Having ENV.fetch() calls scattered throughout the application, and having to keep the default values consistent, feels messy. My gut tells me a config file that reads them into a config property would be easier to maintain.

So I looked to Rails::Application.config_for to do just that, and wrote a file called endpoints.yml (couldn’t think of a better name) that looked roughly like this:

shared:
  storage: # fail if any of these are missing, except in test
    endpoint: <%= ENV.fetch('STORAGE_ENDPOINT') %>
    bucket: <%= ENV.fetch('STORAGE_BUCKET') %>
    region: <%= ENV.fetch('STORAGE_REGION') %>
    access_key_id: <%= ENV.fetch('STORAGE_ACCESS_KEY_ID') %>
    secret_access_key: <%= ENV.fetch('STORAGE_SECRET_ACCESS_KEY') %>

development: &development
  discourse:
    base_url:
      internal: http://host.docker.internal:3000 # used for api calls from this app
      external: https://forums.mysite.local # used to render links for users
    api_key: <%= ENV.fetch('DISCOURSE_API_KEY', 'dev') %> # fallback value
  legacy_app:
    base_url:
      internal: http://legacy
      external: https://legacy.mysite.local
    api_key: <%= ENV.fetch('LEGACY_APP_API_KEY', 'dev') %> # fallback value

test:
  <<: *development
  storage: # we use in-memory storage for file uploads in test
    endpoint: ~
    bucket: ~
    region: ~
    access_key_id: ~
    secret_access_key: ~

production:
  discourse:
    base_url:
      internal: https://forums.mysite.org
      external: https://forums.mysite.org
    api_key: <%= ENV.fetch('DISCOURSE_API_KEY') %> # fail if missing
  legacy_app:
    base_url:
      internal: https://legacy.mysite.org
      external: https://legacy.mysite.org
    api_key: <%= ENV.fetch('LEGACY_APP_API_KEY') %> # fail if missing

This seemed like the ideal solution, as it would fail if required environment variables were missing in production, but provide fallback defaults in development and test. Unfortunately, it threw a KeyError in development and test as well, because config_for evaluates the ERB before parsing the YAML and selecting the environment-specific subset of properties. So the ENV.fetch() calls in the production section are evaluated even in development and test environments.

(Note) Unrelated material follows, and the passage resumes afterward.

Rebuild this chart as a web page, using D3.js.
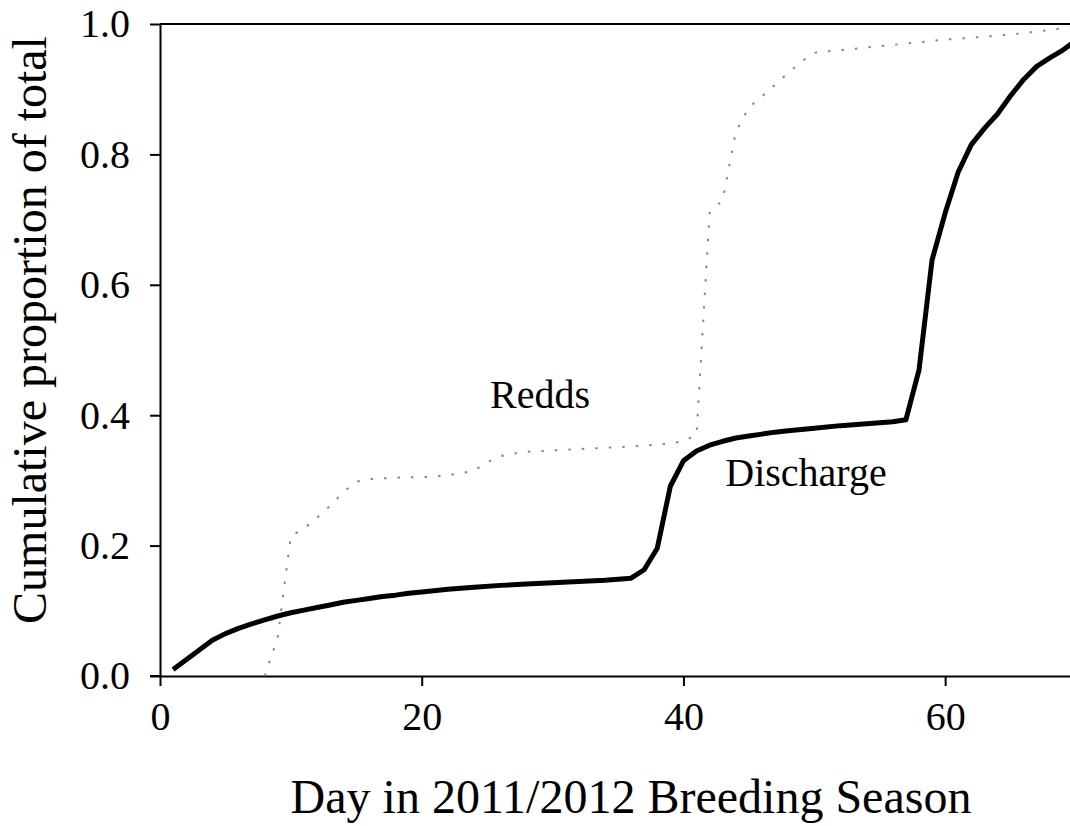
<!DOCTYPE html>
<html>
<head>
<meta charset="utf-8">
<script src="https://cdn.jsdelivr.net/npm/d3@7"></script>
<style>
  html, body { margin: 0; padding: 0; background: #fff; }
  svg { display: block; font-family: "Liberation Serif", "Times New Roman", serif; }
</style>
</head>
<body>
<svg id="chart" width="1070" height="826"></svg>
<script>
// discharge, cumulative proportion by day
const dischargeDays = [1, 2, 3, 4, 5, 6, 7, 8, 9, 10, 11, 12, 13, 14, 15, 16, 17, 18, 19, 20,
  22, 24, 26, 28, 30, 32, 34, 36, 37, 38, 39, 40, 41, 42, 43, 44, 45, 46, 47, 48, 50, 52, 54, 56, 57,
  58, 59, 60, 61, 62, 63, 64, 65, 66, 67, 68, 69, 70];
const dischargeValues = [0.010, 0.025, 0.040, 0.055, 0.065, 0.073, 0.080, 0.086, 0.092, 0.097, 0.101, 0.105, 0.109, 0.113, 0.116, 0.119, 0.122, 0.124, 0.127, 0.129,
  0.133, 0.136, 0.139, 0.141, 0.143, 0.145, 0.147, 0.150, 0.163, 0.196, 0.291, 0.330, 0.345, 0.354, 0.360, 0.365, 0.368, 0.371, 0.374, 0.376, 0.380, 0.384, 0.387, 0.390, 0.393,
  0.469, 0.638, 0.710, 0.773, 0.815, 0.840, 0.862, 0.890, 0.915, 0.935, 0.948, 0.960, 0.975];

// redds, cumulative proportion by day
const reddDays = [8, 9, 10, 11, 12, 13, 14, 15, 16, 17, 18, 19, 20, 21, 22, 23, 24, 25, 26, 27, 28,
  30, 32, 34, 36, 38, 39, 40, 41, 42, 43, 44, 45, 46, 47, 48, 49, 50, 51, 52, 54, 56, 58, 60, 62, 64, 66, 68, 70];
const reddValues = [0.000, 0.060, 0.215, 0.226, 0.243, 0.261, 0.282, 0.298, 0.302, 0.303, 0.304, 0.305, 0.305, 0.306, 0.308, 0.311, 0.315, 0.328, 0.337, 0.341, 0.344,
  0.346, 0.348, 0.350, 0.352, 0.355, 0.357, 0.360, 0.370, 0.710, 0.730, 0.835, 0.872, 0.889, 0.907, 0.925, 0.942, 0.956, 0.958, 0.960, 0.964, 0.968, 0.972, 0.976, 0.979, 0.982, 0.986, 0.991, 0.996];

const xTicks = [0, 20, 40, 60];
const yTicks = [0, 0.2, 0.4, 0.6, 0.8, 1.0];

const xTitle = 'Day in 2011/2012 Breeding Season';
const yTitle = 'Cumulative proportion of total';

const svg = d3.select('#chart');

const x = d3.scaleLinear().domain([0, 70]).range([160, 1076]);
const y = d3.scaleLinear().domain([0, 1]).range([676, 24]);

// axes
const xAxis = svg.append('g')
  .attr('transform', `translate(0,${y(0)})`)
  .call(d3.axisBottom(x).tickValues(xTicks).tickFormat(d3.format('d')).tickSize(10).tickSizeOuter(0).tickPadding(16));

const yAxis = svg.append('g')
  .attr('transform', `translate(${x(0)},0)`)
  .call(d3.axisLeft(y).tickValues(yTicks).tickFormat(d3.format('.1f')).tickSize(10).tickSizeOuter(0).tickPadding(20));

[xAxis, yAxis].forEach(a => {
  a.select('.domain').attr('stroke', '#000').attr('stroke-width', 2);
  a.selectAll('.tick line').attr('stroke', '#000').attr('stroke-width', 2);
  a.selectAll('.tick text')
    .attr('fill', '#000')
    .style('font-family', '"Liberation Serif", "Times New Roman", serif')
    .style('font-size', '40px');
});

// extend x axis to the left to meet the 0.0 tick
svg.append('line')
  .attr('x1', x(0) - 10).attr('x2', x(0))
  .attr('y1', y(0)).attr('y2', y(0))
  .attr('stroke', '#000').attr('stroke-width', 2);

// top border
svg.append('line')
  .attr('x1', x(0)).attr('x2', x(70))
  .attr('y1', y(1)).attr('y2', y(1))
  .attr('stroke', '#000').attr('stroke-width', 2);

const line = d3.line()
  .x(d => x(d[0]))
  .y(d => y(d[1]));

const reddPoints = reddDays.map((d, i) => [d, reddValues[i]]);
const dischargePoints = dischargeDays.map((d, i) => [d, dischargeValues[i]]);

svg.append('path')
  .datum(reddPoints)
  .attr('d', line)
  .attr('fill', 'none')
  .attr('stroke', '#888')
  .attr('stroke-width', 2)
  .attr('stroke-dasharray', '2.5 11');

svg.append('path')
  .datum(dischargePoints)
  .attr('d', line)
  .attr('fill', 'none')
  .attr('stroke', '#000')
  .attr('stroke-width', 5)
  .attr('stroke-linejoin', 'round');

// series labels
svg.append('text')
  .attr('x', 540).attr('y', 408)
  .attr('text-anchor', 'middle')
  .style('font-size', '40px')
  .text('Redds');

svg.append('text')
  .attr('x', 806).attr('y', 486)
  .attr('text-anchor', 'middle')
  .style('font-size', '40px')
  .text('Discharge');

// axis titles
svg.append('text')
  .attr('x', 631).attr('y', 813)
  .attr('text-anchor', 'middle')
  .style('font-size', '48px')
  .text(xTitle);

svg.append('text')
  .attr('transform', 'translate(46,330) rotate(-90)')
  .attr('text-anchor', 'middle')
  .style('font-size', '48px')
  .text(yTitle);
</script>
</body>
</html>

So I ended up splitting endpoints.yml into three files, endpoints/{environment}.yml, and calling the appropriate one from application.rb via:

endpoints_config_path = Rails.root.join("config", "endpoints", "#{Rails.env}.yml")
config.endpoints = config_for(endpoints_config_path)

This did the trick, but feels a bit hacky, and it still fails when my database migration worker runs (because that worker only has/needs DATABASE_URL). I thought I’d check to see if there’s another good way out there.

Thanks for reading!

With Rails credentials you can always call bang on the configuration value which will raise an error if that’s set Securing Rails Applications — Ruby on Rails Guides

This doesn’t fully solve what you’re looking to do and I’m also curious how others are utilizing inheritance with credentials mostly for the local environment. Right now you have to opt fully into one environment and you can’t for instance stack configuration to combine some common defaults for the local environment and then override a few settings for your development environment. I used to do this with the dotenv gem and layer the configuration which worked nicely.